Cruz is a welcome addition to the cast, starting off as a somewhat over-zealous cross between a hardened personal trainer and a perpetually cheerful Zumba instructor, her and McQueen share an interesting dynamic. The sub-plot of her possessing the talent for racing is interesting in theory but lacking tact in its execution but we’ll get to that later!
Wilson continues to do great voice-work as the cocky McQueen, and other new additions such as Armie Hammer’s preening Jackson Storm, at least ensure the voice cast continues to be of high calibre.
The animation in Cars 3 is nothing short of stunning, and whilst it does suffer from “The Good Dinosaur syndrome”, where the googly-eyed characters end up looking out of place against the photo-realistic backdrops, it is still a visual treat. The background scenery is really quite spectacular, and Pixar have certainly upped their game when it comes to ensuring every single thing on the screen looks beautiful. The racing scenes are amongst some of the best in the franchise so far, with the roar of the engines being pleasingly loud and resulting in some genuinely thrilling scenes.
Unfortunately where Cars 3 falls apart is the way in which it settles into “more of the same”, with the excellent visuals and fun characters being let down by an incredibly lacklustre plot which really fails to make use of its full potential. Somewhere within this film there is a great story; a washed up racer having to go back to basics and find what it is again that makes him tick is interesting on paper but crushingly dull when realised in this film. There was also a wasted opportunity for a really fun rivalry between Lightning and newcomer Jackson Storm, with the latter being criminally underused and virtually forgotten as the film progressed.

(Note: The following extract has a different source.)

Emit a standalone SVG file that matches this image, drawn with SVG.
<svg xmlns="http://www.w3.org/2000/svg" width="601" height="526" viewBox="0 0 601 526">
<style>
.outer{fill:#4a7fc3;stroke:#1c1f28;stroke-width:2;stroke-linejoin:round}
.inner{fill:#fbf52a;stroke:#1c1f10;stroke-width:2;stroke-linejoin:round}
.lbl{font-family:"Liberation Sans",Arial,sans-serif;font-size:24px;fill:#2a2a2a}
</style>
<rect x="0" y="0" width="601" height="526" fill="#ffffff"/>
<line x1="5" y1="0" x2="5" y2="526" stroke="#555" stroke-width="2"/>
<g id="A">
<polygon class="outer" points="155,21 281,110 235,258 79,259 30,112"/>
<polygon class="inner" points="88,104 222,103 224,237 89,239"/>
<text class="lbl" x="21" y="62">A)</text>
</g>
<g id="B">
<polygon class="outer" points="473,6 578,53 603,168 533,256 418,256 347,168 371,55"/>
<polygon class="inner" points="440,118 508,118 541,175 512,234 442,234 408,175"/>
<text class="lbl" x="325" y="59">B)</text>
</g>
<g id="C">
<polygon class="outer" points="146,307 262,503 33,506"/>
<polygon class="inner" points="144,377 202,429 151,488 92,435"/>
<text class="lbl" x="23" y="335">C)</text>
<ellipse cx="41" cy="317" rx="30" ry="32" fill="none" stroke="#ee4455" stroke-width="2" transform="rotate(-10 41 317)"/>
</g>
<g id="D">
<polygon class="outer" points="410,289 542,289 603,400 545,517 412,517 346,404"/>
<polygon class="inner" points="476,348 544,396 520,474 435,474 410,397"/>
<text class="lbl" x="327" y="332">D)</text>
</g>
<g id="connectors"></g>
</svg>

The focus is on Lightning’s retraining but it goes off on unnecessary tangents, trying to do too much and succeeding in very little. Lightning is being trained by Cruz, whilst she is simultaneously discovering her potential for racing, whilst Lightning is also trying to live up to his mentor Doc’s legacy, whilst also somewhat taking on the mentor mantle himself. It is all just a little bit messy and when the focus is away from the track, it really suffers. There was a point in the film where you could audibly hear the kids losing interest (at least in the screening I was in), and sadly the parents and adults would have internally lost interest long before this point.
Whilst Lightning McQueen’s character arc does eventually come full circle by the end, a bold decision is made in the final race which I personally thought was a bit of an insult to the franchise. Lightning McQueen is the star of this show, yet the film makes the decision to change the focus in a confusing and misguided move. Also I get this film is about a world in which there are no humans and cars can talk and think independently, but it takes a big leap in logic and clumsily mumbles its way through a hurried explanation in order to make the way the final race pans out work, and it fails in all aspects. It teaches a nice lesson about sharing and taking part being better than winning, but this is somewhat lost in its haphazard execution.
I saw this movie so you don’t have to…unless you’re 5 years old, in which case go ahead! Cars 3 is an improvement on Cars 2 (which isn’t hard really!) but in an updated ranking of the Pixar movies, it would sit just above The Good Dinosaur and behind the original Cars. Whilst their interest may waver, it should still keep the kids happy – in fact the final race garnered genuine cheers from the ones in my screening – but the more discerning minds might not be so easily thrilled. It isn’t the biggest waste of time and the animation is absolutely gorgeous, but it might be time to put this series out to pasture. Far from a triumphant finish, Cars 3 splutters its way across the finish line and fails to reignite this flailing franchise.